しかし、雪国で生活する方々の呟きをみると、日常的な雪かきや、命に直結するような寒さに、やはりそう甘くはない様だ。私だったらいくらスタッドレスタイヤを履いていようが運転を断念するような雪の日も、雪国の人は難なく運転してしまうのだろう。コツがあるのだろうか。

雪国に出張した時、あまりの寒さに歯の根が合わず、ガチガチと震えながら客先に向かった。
ビニール袋で予防していても、靴下まで雪水が染み込み、足の指の感覚がない。
雪景色の美しさとは裏腹にまるで地獄のような道のりを、私は一生忘れないだろう。

きっと雪国の人は然るべき対策をとり、私のようにはならない。

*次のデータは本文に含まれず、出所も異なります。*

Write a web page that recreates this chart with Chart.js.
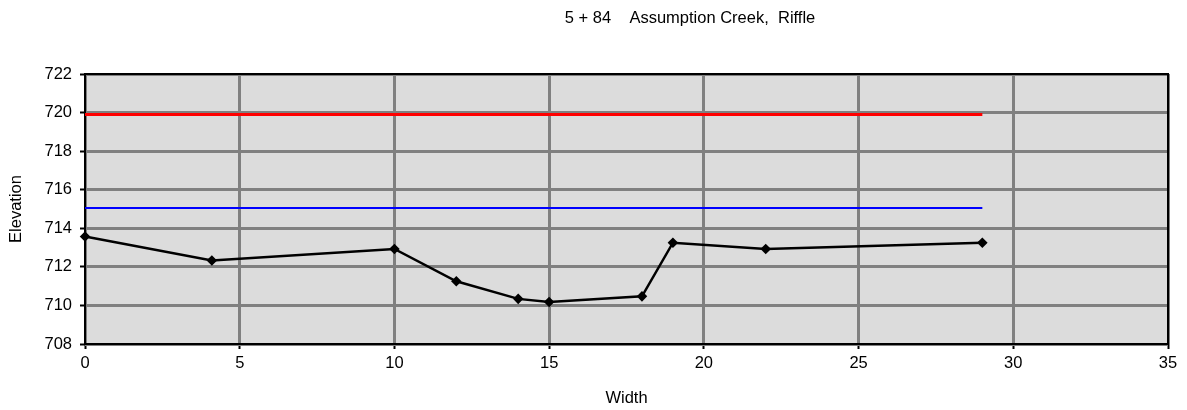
<!DOCTYPE html>
<html>
<head>
<meta charset="utf-8">
<script src="https://cdn.jsdelivr.net/npm/chart.js@4/dist/chart.umd.min.js"></script>
<style>
  html, body { margin: 0; padding: 0; background: #fff; }
  #wrap { width: 1187px; height: 410px; }
</style>
</head>
<body>
<div id="wrap"><canvas id="chart" width="1187" height="410"></canvas></div>
<script>
// dados do perfil (largura x elevação)
const groundWidth = [0, 4.1, 10, 12, 14, 15, 18, 19, 22, 29];
const groundElev = [713.57, 712.33, 712.93, 711.25, 710.34, 710.18, 710.47, 713.25, 712.93, 713.25];
const redWidth = [0, 29];
const redElev = [719.9, 719.9];
const blueWidth = [0, 29];
const blueElev = [715.05, 715.05];
const chartTitle = '5 + 84    Assumption Creek,  Riffle';
const xMin = 0, xMax = 35, xStep = 5;
const yMin = 708, yMax = 722, yStep = 2;

const toPoints = (xs, ys) => xs.map((x, i) => ({ x: x, y: ys[i] }));
const FONT = 'Liberation Sans, Arial, sans-serif';

// fundo cinza + moldura preta da área do gráfico
const plotFrame = {
  id: 'plotFrame',
  beforeDraw(chart) {
    const { ctx, chartArea: a } = chart;
    ctx.save();
    ctx.fillStyle = '#dcdcdc';
    ctx.fillRect(a.left, a.top, a.right - a.left, a.bottom - a.top);
    ctx.restore();
  },
  beforeDatasetsDraw(chart) {
    const { ctx, chartArea: a } = chart;
    ctx.save();
    ctx.strokeStyle = '#000';
    ctx.lineWidth = 2;
    ctx.strokeRect(a.left, a.top, a.right - a.left, a.bottom - a.top);
    ctx.restore();
  },
  afterDraw(chart) {
    // título centralizado como no original (deslocado para a direita)
    const ctx = chart.ctx;
    ctx.save();
    ctx.fillStyle = '#000';
    ctx.font = '16.5px ' + FONT;
    ctx.textAlign = 'center';
    ctx.textBaseline = 'middle';
    ctx.fillText(chartTitle, 690, 18);
    ctx.restore();
  }
};

new Chart(document.getElementById('chart'), {
  type: 'scatter',
  data: {
    datasets: [
      {
        label: 'Red',
        data: toPoints(redWidth, redElev),
        showLine: true,
        borderColor: '#ff0000',
        borderWidth: 3,
        pointRadius: 0
      },
      {
        label: 'Blue',
        data: toPoints(blueWidth, blueElev),
        showLine: true,
        borderColor: '#0000ff',
        borderWidth: 2,
        pointRadius: 0
      },
      {
        label: 'Ground',
        data: toPoints(groundWidth, groundElev),
        showLine: true,
        borderColor: '#000',
        backgroundColor: '#000',
        borderWidth: 2.5,
        pointStyle: 'rectRot',
        pointRadius: 3.5,
        tension: 0,
        clip: 6
      }
    ]
  },
  options: {
    responsive: false,
    animation: false,
    layout: { padding: { top: 74, right: 19, left: 0, bottom: 0 } },
    plugins: {
      legend: { display: false },
      title: { display: false },
      tooltip: { enabled: false }
    },
    scales: {
      x: {
        type: 'linear',
        min: xMin, max: xMax,
        ticks: { stepSize: xStep, color: '#000', font: { family: FONT, size: 16.5 }, padding: 5 },
        grid: { color: '#808080', lineWidth: 3, tickColor: '#000', tickLength: 5, tickWidth: 2 },
        border: { display: false },
        title: { display: true, text: 'Width', color: '#000', font: { family: FONT, size: 16.5 }, padding: { top: 4, bottom: 2 } },
        afterFit(s) { s.height = 66; }
      },
      y: {
        type: 'linear',
        min: yMin, max: yMax,
        ticks: { stepSize: yStep, color: '#000', font: { family: FONT, size: 16.5 }, padding: 8 },
        grid: { color: '#808080', lineWidth: 3, tickColor: '#000', tickLength: 5, tickWidth: 2 },
        border: { display: false },
        title: { display: true, text: 'Elevation', color: '#000', font: { family: FONT, size: 16.5 }, padding: { top: 7, bottom: 4 } },
        afterFit(s) { s.width = 85; }
      }
    }
  },
  plugins: [plotFrame]
});
</script>
</body>
</html>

それでも冬を讃え、厳しい寒さを乗り切り、雪景色を心から美しいと感じる事ができるのだろう。
きっと春を待つ喜びもひとしおだ。

正直なところ私は都会があまり好きではなく、東京という場所には魅力を感じていない。住んでいるのは郊外中の郊外の田舎であるが、それでも東京ではない地方の田舎に住む方が私にはよっほど似合っていた。
それでも私はこの場所で生きて行かなければならない。
この場所の愛すべきところを愛すために、私にはもっと知恵と工夫が必要だろう。